As I mentioned above, I stopped by a well-known beer outlet during our stay in Dayton, Ohio.  Browsing through their selection, I came across a few shelves stocked with Founders beer.  Seeing their offerings, I was reminded that Founders had just recently released their Kentucky Breakfast Stout – a bourbon barrel-aged Imperial Stout that is released in limited amounts once a year to much fanfare.  I figured it was a long shot, but I asked the employee stocking the shelves whether they had any bottles of KBS left in stock.  She flashed a doubtful look and said she would check behind the counter.  After a quick glance, she let me know that they had sold out.  Much to my surprise though, she then offered to give up a bottle from her personal stash and allow me to purchase it through the store!  So, I left that afternoon with a bottle of KBS as well as a few other offerings from Founders.

So, what about that beer?  This beauty poured a pure, deep black with creamy, beige head. The aroma is coffee and licorice filled my nose. Taste was something spectacular!  There was amazingly smooth and complex with flavors of coffee, chocolate, and bourbon alcohol. On top of that, I found a nice lactose sweetness on the tail end that made it seem like for a split second you were drinking chocolate milk. The mouthfeel was amazing – smooth and creamy, not overly viscous, just perfect. This is truly one of the best beers out there.  Thank you lady from Belmont Party Supply!

I pick up a few other Founders beers that afternoon, but the one other brew I wanted to share here was their take on the classic Porter.  Aside from the Baltic Porter I had while visiting Three Floyds, I have never had the pleasure of trying a Porter before.  I must say, that if all Porters are anything like this offering from Founders, I am hooked!   The appearance of the Founders version was a solid black color with medium, beige head. The nose was sweet with roasted malts, coffee and some toffee.  And, boy did it taste good – amazingly delicate and complex with dark chocolate and coffee dominant but notes of roasted grains.

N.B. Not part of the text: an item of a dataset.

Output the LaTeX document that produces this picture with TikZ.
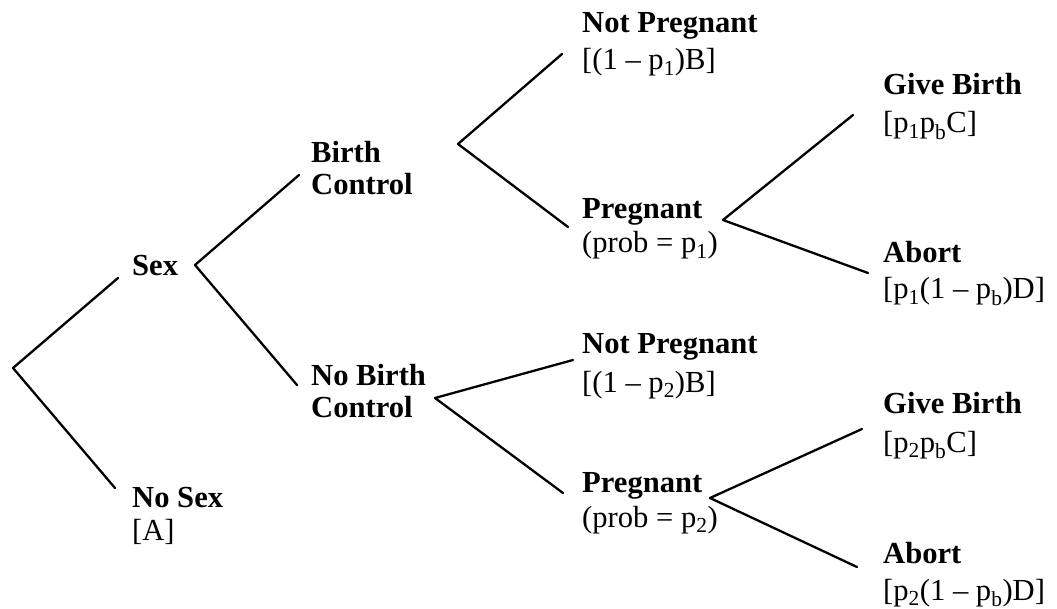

The real strength of this beer was its hop profile – perfectly balanced with the malty sweetness.  It had a pleasant hop grassy and spicy hop notes that’s not overly bitter, which, combined with a nice medium body and creamy texture, was great on the palate.  Unlike Imperial Stouts, the real flavors of Porters are not overwhelmed by a heavy body, high alcohol, and huge malt bill.  The delicacy and balance have really sold me on this style of brewing.

Well, that’s a quick update on my ongoing introduction to American craft beer.  So far, it’s been an awesome experience.  My only heartache comes from the fact that there is so much to sample.  The more that I try, the more excited I get about the American craft brewing scene.  I’m slowly becoming convinced that the good ol’ US of A is brewing the best beer in the world right now.  It’s a great time to be a craft beer lover in America.